-- Start --
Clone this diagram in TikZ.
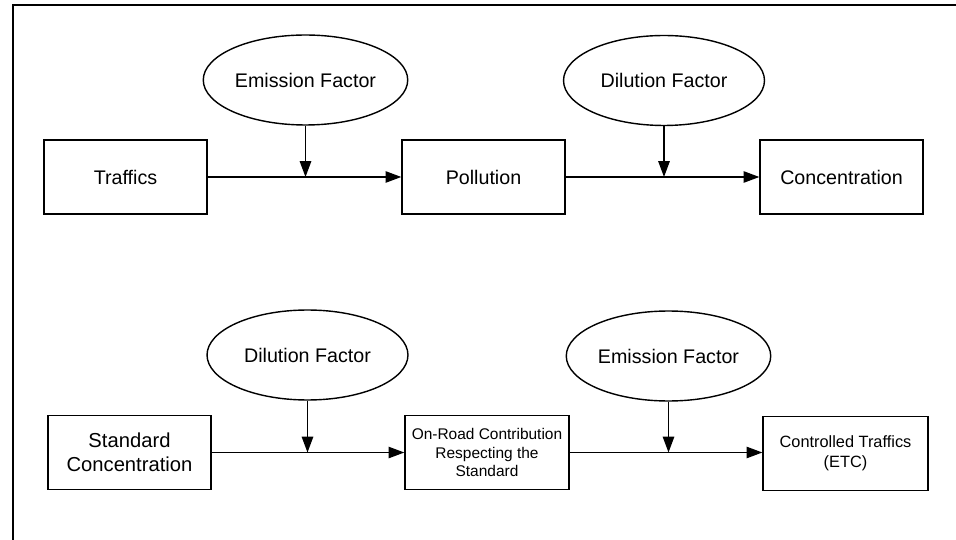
\documentclass[tikz,border=0pt]{standalone}
\usepackage{fontspec}
\setmainfont{Liberation Sans}
\usetikzlibrary{shapes.geometric,arrows.meta}

\begin{document}
\begin{tikzpicture}[x = 0.02cm, y = -0.02cm, line width = 0.8pt, >={Triangle[length=9pt,width=6.5pt]}]
\tikzstyle{stage} = [shape = rectangle, draw, minimum width = 3.26cm, minimum height = 1.48cm, inner sep = 2pt, align = center, font = \fontsize{11.2}{13.6}\selectfont]
\tikzstyle{factor} = [shape = ellipse, draw, minimum width = 4.02cm, minimum height = 1.8cm, inner sep = 1pt, font = \fontsize{11.2}{13.6}\selectfont]
\useasboundingbox (0, 0) rectangle (956, 540);
\draw (956, 5) -- (13, 5) -- (13, 540);
% first row
\node[stage] (R1-1) at (125.5, 177) {Traffics};
\node[stage] (R1-2) at (483.5, 177) {Pollution};
\node[stage] (R1-3) at (841.5, 177) {Concentration};
\node[factor] (F1-1) at (305.5, 80) {Emission Factor};
\node[factor] (F1-2) at (664, 80.5) {Dilution Factor};
\draw[->] (R1-1) -- (R1-2);
\draw[->] (R1-2) -- (R1-3);
\draw[->] (F1-1) -- (F1-1 |- R1-1.east);
\draw[->] (F1-2) -- (F1-2 |- R1-2.east);
% second row
\node[stage, font = \fontsize{11.5}{13.8}\selectfont] (R2-1) at (129.5, 452.5) {Standard\\Concentration};
\node[stage, minimum width = 3.28cm, font = \fontsize{8.8}{10.3}\selectfont] (R2-2) at (487, 452.5) {On-Road Contribution\\Respecting the\\Standard};
\node[stage, minimum width = 3.3cm, font = \fontsize{9.3}{11.4}\selectfont] (R2-3) at (845.5, 453.5) {Controlled Traffics\\(ETC)};
\node[factor] (F2-1) at (307.5, 355) {Dilution Factor};
\node[factor] (F2-2) at (668.5, 356) {Emission Factor};
\draw[->] (R2-1) -- (R2-2);
\draw[->] (R2-2) -- (R2-2 -| R2-3.west);
\draw[->] (F2-1) -- (F2-1 |- R2-1.east);
\draw[->] (F2-2) -- (F2-2 |- R2-2.east);
\end{tikzpicture}
\end{document}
-- End --
### [Work instructions]
Reproduce the material above verbatim; omit every picture.

### [Correct output]
Clone this diagram in TikZ.
\documentclass[tikz,border=0pt]{standalone}
\usepackage{fontspec}
\setmainfont{Liberation Sans}
\usetikzlibrary{shapes.geometric,arrows.meta}

\begin{document}
\begin{tikzpicture}[x = 0.02cm, y = -0.02cm, line width = 0.8pt, >={Triangle[length=9pt,width=6.5pt]}]
\tikzstyle{stage} = [shape = rectangle, draw, minimum width = 3.26cm, minimum height = 1.48cm, inner sep = 2pt, align = center, font = \fontsize{11.2}{13.6}\selectfont]
\tikzstyle{factor} = [shape = ellipse, draw, minimum width = 4.02cm, minimum height = 1.8cm, inner sep = 1pt, font = \fontsize{11.2}{13.6}\selectfont]
\useasboundingbox (0, 0) rectangle (956, 540);
\draw (956, 5) -- (13, 5) -- (13, 540);
% first row
\node[stage] (R1-1) at (125.5, 177) {Traffics};
\node[stage] (R1-2) at (483.5, 177) {Pollution};
\node[stage] (R1-3) at (841.5, 177) {Concentration};
\node[factor] (F1-1) at (305.5, 80) {Emission Factor};
\node[factor] (F1-2) at (664, 80.5) {Dilution Factor};
\draw[->] (R1-1) -- (R1-2);
\draw[->] (R1-2) -- (R1-3);
\draw[->] (F1-1) -- (F1-1 |- R1-1.east);
\draw[->] (F1-2) -- (F1-2 |- R1-2.east);
% second row
\node[stage, font = \fontsize{11.5}{13.8}\selectfont] (R2-1) at (129.5, 452.5) {Standard\\Concentration};
\node[stage, minimum width = 3.28cm, font = \fontsize{8.8}{10.3}\selectfont] (R2-2) at (487, 452.5) {On-Road Contribution\\Respecting the\\Standard};
\node[stage, minimum width = 3.3cm, font = \fontsize{9.3}{11.4}\selectfont] (R2-3) at (845.5, 453.5) {Controlled Traffics\\(ETC)};
\node[factor] (F2-1) at (307.5, 355) {Dilution Factor};
\node[factor] (F2-2) at (668.5, 356) {Emission Factor};
\draw[->] (R2-1) -- (R2-2);
\draw[->] (R2-2) -- (R2-2 -| R2-3.west);
\draw[->] (F2-1) -- (F2-1 |- R2-1.east);
\draw[->] (F2-2) -- (F2-2 |- R2-2.east);
\end{tikzpicture}
\end{document}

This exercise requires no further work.